Theory of Optical Leaky-Wave Antenna Integrated in a Ring Resonator for Radiation Control

Abstract

The integration of a leaky-wave antenna with a ring resonator is presented based on the leaky-wave theory and integrated waveguide models. The device consists of a ring resonator fed by a directional coupler, where the ring resonator path includes a segment that is turned into a leaky-wave antenna. We devise an analytical model of the guided wave propagation along a directional coupler and the ring resonator path, including the antenna and non-radiating segments.

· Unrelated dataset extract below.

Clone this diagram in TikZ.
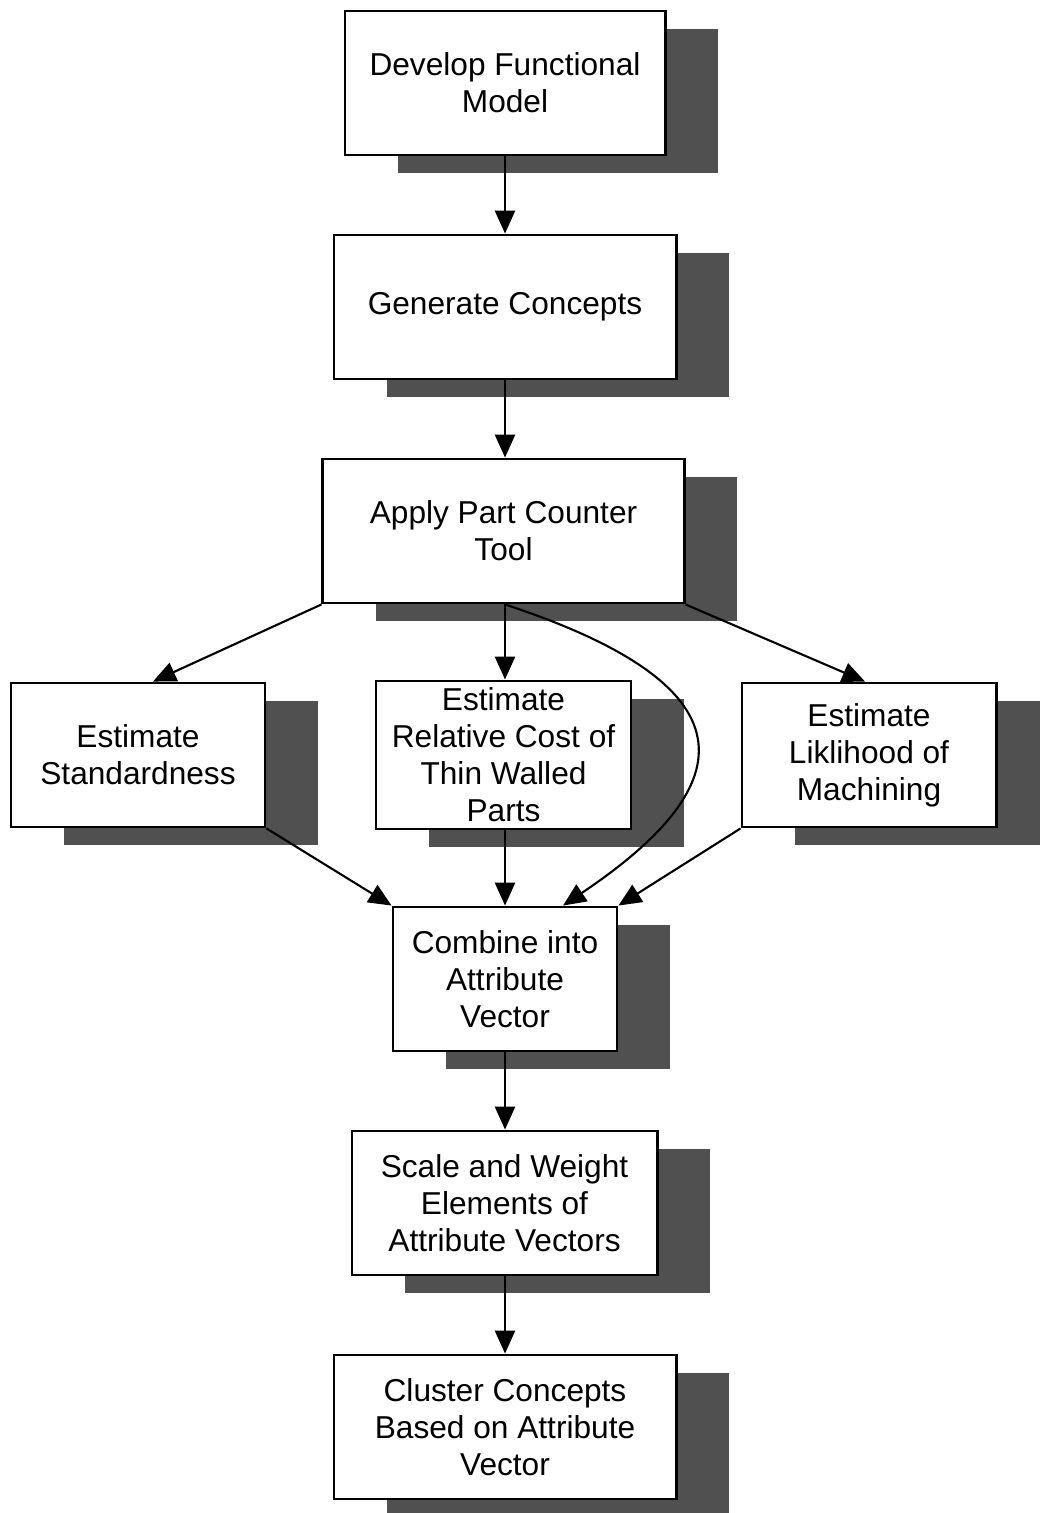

The resonator integration provides two main advantages: 1) the high-quality factor resonance ensures effective control of radiation intensity by controlling the resonance conditions and 2) the efficient radiation from a leaky-wave antenna even when its length is much smaller than the propagation length of the leaky wave. The tradeoffs regarding the quality factor of resonance and the antenna efficiency of such a design are reported in terms of the coupler parameters, leaky-wave constant, and radiation length. Finally, a CMOS-compatible OLWA suitable for the ring resonator integration is designed where silicon is utilized as the waveguide material for a possible electronic control of radiation intensity. The simulation results together with the analytical model show that slight variations in the leaky wave's propagation constant, realized through excitation of excess carriers in the Si domain, is sufficient to control the far-field radiation modulation with high extinction ratio.